### Data for this exercise
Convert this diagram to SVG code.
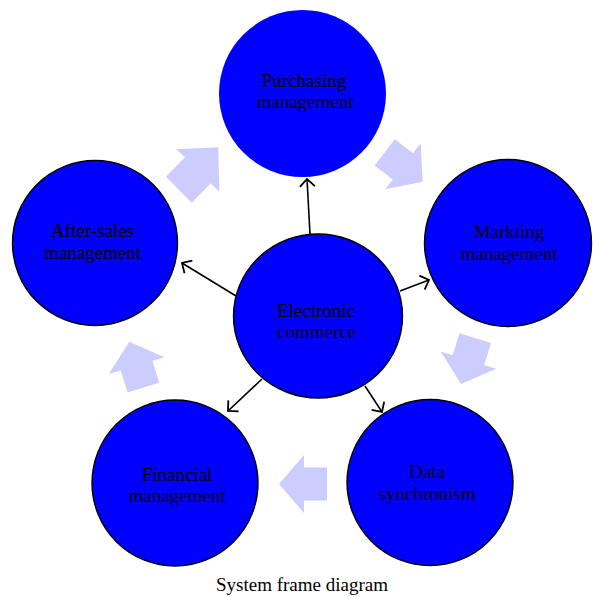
<svg xmlns="http://www.w3.org/2000/svg" xmlns:xlink="http://www.w3.org/1999/xlink" width="594" height="597" viewBox="0 0 594 597">
<style>
.node{fill:#0000ff;stroke:#000;stroke-width:1.4}
.nostroke{stroke:none}
.lbl{font-family:"Liberation Serif","Times New Roman",serif;font-size:19px;fill:#000;text-anchor:middle}
.blk{fill:#ccccff;stroke:none}
.conn{stroke:#000;stroke-width:1.6;fill:none}
</style>
<defs>
<marker id="open" markerUnits="userSpaceOnUse" markerWidth="14" markerHeight="18" viewBox="0 0 14 18" refX="12" refY="9" orient="auto">
<path d="M4.5,1.5 L12,9 L4.5,16.5" fill="none" stroke="#000" stroke-width="1.8"/>
</marker>
<path id="barrow" d="M0,0 L-25,-29 L-25,-16.5 L-48,-16.5 L-48,16.5 L-25,16.5 L-25,29 Z"/>
</defs>
<rect width="594" height="597" fill="#fff"/>
<g id="cycle-arrows">
<polygon class="blk" points="176,149.3 218.3,147.3 219.3,191.7 210.7,183.3 191.7,202.7 166,176.7 185,157.3"/>
<use xlink:href="#barrow" class="blk" transform="translate(422.7,181.7) rotate(37.7)"/>
<use xlink:href="#barrow" class="blk" transform="translate(461,384) rotate(107.2)"/>
<use xlink:href="#barrow" class="blk" transform="translate(279,484) rotate(180)"/>
<use xlink:href="#barrow" class="blk" transform="translate(129.3,341.7) rotate(-107)"/>
</g>
<g id="purchasing">
<circle class="node nostroke" cx="302.5" cy="93.5" r="83.5"/>
<text class="lbl" x="304" y="87">Purchasing</text>
<text class="lbl" x="305" y="108">management</text>
</g>
<g id="markting">
<circle class="node" cx="508" cy="243" r="83.5"/>
<text class="lbl" x="509" y="238">Markting</text>
<text class="lbl" x="509" y="260">management</text>
</g>
<g id="after-sales">
<circle class="node" cx="95" cy="243" r="82.5"/>
<text class="lbl" x="92.5" y="237">After-sales</text>
<text class="lbl" x="92.5" y="259">management</text>
</g>
<g id="financial">
<circle class="node" cx="175" cy="483" r="83"/>
<text class="lbl" x="177" y="481">Financial</text>
<text class="lbl" x="177" y="502">management</text>
</g>
<g id="data">
<circle class="node" cx="430" cy="482.5" r="83"/>
<text class="lbl" x="427" y="478">Data</text>
<text class="lbl" x="427" y="500">synchronism</text>
</g>
<g id="electronic">
<ellipse class="node" cx="318" cy="316" rx="84.5" ry="82"/>
<text class="lbl" x="316" y="317">Electronic</text>
<text class="lbl" x="316.5" y="338">commerce</text>
</g>
<g id="connectors">
<line class="conn" x1="310" y1="234" x2="307" y2="179" marker-end="url(#open)"/>
<line class="conn" x1="236" y1="296" x2="182" y2="263" marker-end="url(#open)"/>
<line class="conn" x1="400" y1="291" x2="429" y2="280" marker-end="url(#open)"/>
<line class="conn" x1="262" y1="379" x2="228" y2="411" marker-end="url(#open)"/>
<line class="conn" x1="365" y1="386" x2="382" y2="412" marker-end="url(#open)"/>
</g>
<text class="lbl" x="302" y="591">System frame diagram</text>
</svg>
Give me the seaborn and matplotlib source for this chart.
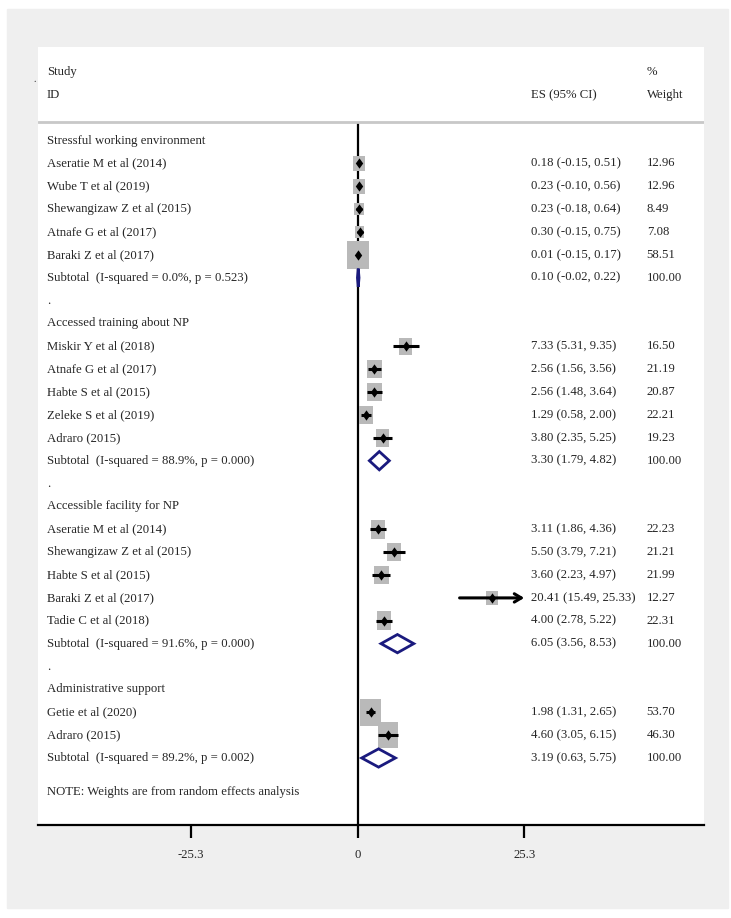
import numpy as np
import pandas as pd
import seaborn as sns
import matplotlib.pyplot as plt
from matplotlib.patches import Rectangle, Polygon
from matplotlib.path import Path
import matplotlib.transforms as mtransforms

# %% data
groups = ["Stressful working environment", "Accessed training about NP",
          "Accessible facility for NP", "Administrative support"]
studies = [
    ["Aseratie M et al (2014)", "Wube T et al (2019)", "Shewangizaw Z et al (2015)",
     "Atnafe G et al (2017)", "Baraki Z et al (2017)"],
    ["Miskir Y et al (2018)", "Atnafe G et al (2017)", "Habte S et al (2015)",
     "Zeleke S et al (2019)", "Adraro (2015)"],
    ["Aseratie M et al (2014)", "Shewangizaw Z et al (2015)", "Habte S et al (2015)",
     "Baraki Z et al (2017)", "Tadie C et al (2018)"],
    ["Getie et al (2020)", "Adraro (2015)"],
]
es = [[0.18, 0.23, 0.23, 0.30, 0.01],
      [7.33, 2.56, 2.56, 1.29, 3.80],
      [3.11, 5.50, 3.60, 20.41, 4.00],
      [1.98, 4.60]]
lci = [[-0.15, -0.10, -0.18, -0.15, -0.15],
       [5.31, 1.56, 1.48, 0.58, 2.35],
       [1.86, 3.79, 2.23, 15.49, 2.78],
       [1.31, 3.05]]
uci = [[0.51, 0.56, 0.64, 0.75, 0.17],
       [9.35, 3.56, 3.64, 2.00, 5.25],
       [4.36, 7.21, 4.97, 25.33, 5.22],
       [2.65, 6.15]]
weight = [[12.96, 12.96, 8.49, 7.08, 58.51],
          [16.50, 21.19, 20.87, 22.21, 19.23],
          [22.23, 21.21, 21.99, 12.27, 22.31],
          [53.70, 46.30]]
sub_es = [0.10, 3.30, 6.05, 3.19]
sub_lci = [-0.02, 1.79, 3.56, 0.63]
sub_uci = [0.22, 4.82, 8.53, 5.75]
sub_i2 = [0.0, 88.9, 91.6, 89.2]
sub_p = [0.523, 0.000, 0.000, 0.002]
xticks = [-25.3, 0, 25.3]

# %% build row table
rows = []
r = 0
for g in range(len(groups)):
    if g > 0:
        rows.append(dict(row=r, label=".", kind="dot")); r += 1
    rows.append(dict(row=r, label=groups[g], kind="head")); r += 1
    for j in range(len(studies[g])):
        rows.append(dict(row=r, label=studies[g][j], kind="study", es=es[g][j],
                         lci=lci[g][j], uci=uci[g][j], weight=weight[g][j])); r += 1
    rows.append(dict(row=r, label=f"Subtotal  (I-squared = {sub_i2[g]:.1f}%, p = {sub_p[g]:.3f})",
                     kind="sub", es=sub_es[g], lci=sub_lci[g], uci=sub_uci[g], weight=100.0)); r += 1
df = pd.DataFrame(rows)
st = df[df.kind == "study"].copy()
st["box"] = st.weight ** 0.84
sub = df[df.kind == "sub"]

# the original export is squeezed sideways, so boxes/diamonds are taller than wide
box_mk = Path([(-0.39, -0.5), (0.39, -0.5), (0.39, 0.5), (-0.39, 0.5), (-0.39, -0.5)],
              [Path.MOVETO, Path.LINETO, Path.LINETO, Path.LINETO, Path.CLOSEPOLY])
dia_mk = Path([(0, -0.5), (0.36, 0), (0, 0.5), (-0.36, 0), (0, -0.5)],
              [Path.MOVETO, Path.LINETO, Path.LINETO, Path.LINETO, Path.CLOSEPOLY])

# %% plot
sns.set_style("white")
plt.rcParams["font.family"] = ["Liberation Serif", "DejaVu Serif"]
fs = 9.2

fig = plt.figure(figsize=(7.31, 9.18), dpi=100)
fig.patches.append(Rectangle((6.5 / 731, 10 / 918), 721.5 / 731, 899 / 918,
                             transform=fig.transFigure, color="#efefef", zorder=-10))
fig.text(35 / 731, 1 - 80 / 918, ".", fontsize=7, ha="center", va="center")
ax = fig.add_axes([37.5 / 731, 93 / 918, 666.5 / 731, 778 / 918])
ax.set_zorder(1)
ax.set_facecolor("white")
xmax = xticks[-1]

ax.axhline(-0.82, color="#c8c8c8", lw=2)
ax.vlines(0, -0.82, 30, color="black", lw=1.6, zorder=1)

sns.scatterplot(data=st, x="es", y="row", size="box", sizes=(0, 415), size_norm=(0, 60 ** 0.84),
                marker=box_mk, color="#b9b9b9", linewidth=0, legend=False, ax=ax, zorder=2)
inside = st[st.uci <= xmax]
ax.hlines(inside.row, inside.lci, inside.uci, color="black", lw=2.2, zorder=3)
for _, s in st[st.uci > xmax].iterrows():
    ax.annotate("", xy=(xmax, s.row), xytext=(s.lci, s.row),
                arrowprops=dict(arrowstyle="->,head_length=0.5,head_width=0.3",
                                color="black", lw=2.2, shrinkA=0, shrinkB=0), zorder=3)
sns.scatterplot(data=st, x="es", y="row", marker=dia_mk, color="black", s=55,
                linewidth=0, legend=False, ax=ax, zorder=4)

for _, s in sub.iterrows():
    h = 0.4
    ax.add_patch(Polygon([(s.lci, s.row), (s.es, s.row - h), (s.uci, s.row), (s.es, s.row + h)],
                         closed=True, fill=False, edgecolor="#1a1a7e", lw=2, zorder=3))

# text columns
tr = mtransforms.blended_transform_factory(ax.transAxes, ax.transData)
x_lab, x_es, x_wt = 0.0143, 0.740, 0.914
for _, s in df.iterrows():
    ax.text(x_lab, s.row, s.label, transform=tr, va="center", fontsize=fs)
    if s.kind in ("study", "sub"):
        ax.text(x_es, s.row, f"{s.es:.2f} ({s.lci:.2f}, {s.uci:.2f})", transform=tr,
                va="center", fontsize=fs)
        ax.text(x_wt, s.row, f"{s.weight:.2f}", transform=tr, va="center", fontsize=fs)
ax.text(x_lab, -3.0, "Study", transform=tr, va="center", fontsize=fs)
ax.text(x_lab, -2.0, "ID", transform=tr, va="center", fontsize=fs)
ax.text(x_es, -2.0, "ES (95% CI)", transform=tr, va="center", fontsize=fs)
ax.text(x_wt, -3.0, "%", transform=tr, va="center", fontsize=fs)
ax.text(x_wt, -2.0, "Weight", transform=tr, va="center", fontsize=fs)
ax.text(x_lab, 28.5, "NOTE: Weights are from random effects analysis", transform=tr,
        va="center", fontsize=fs)

ax.set_xlim(-48.6, 52.6)
ax.set_ylim(29.93, -4.09)
ax.set_xticks(xticks)
ax.set_xticklabels(["-25.3", "0", "25.3"], fontsize=fs)
ax.set_yticks([])
ax.set_xlabel("")
ax.set_ylabel("")
for sp in ["top", "left", "right"]:
    ax.spines[sp].set_visible(False)
ax.spines["bottom"].set_color("black")
ax.spines["bottom"].set_linewidth(1.6)
ax.tick_params(axis="x", direction="out", length=9.5, width=1.6, color="black", pad=8,
               bottom=True)

plt.savefig("out.png", dpi=100)
plt.close()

### Stated task
Take the lines from the one holding "Give me the" to the one holding "import matplotlib.transforms as mtransforms", both lines included, and give them again exactly, with no pictures.

### Answer
Give me the seaborn and matplotlib source for this chart.
import numpy as np
import pandas as pd
import seaborn as sns
import matplotlib.pyplot as plt
from matplotlib.patches import Rectangle, Polygon
from matplotlib.path import Path
import matplotlib.transforms as mtransforms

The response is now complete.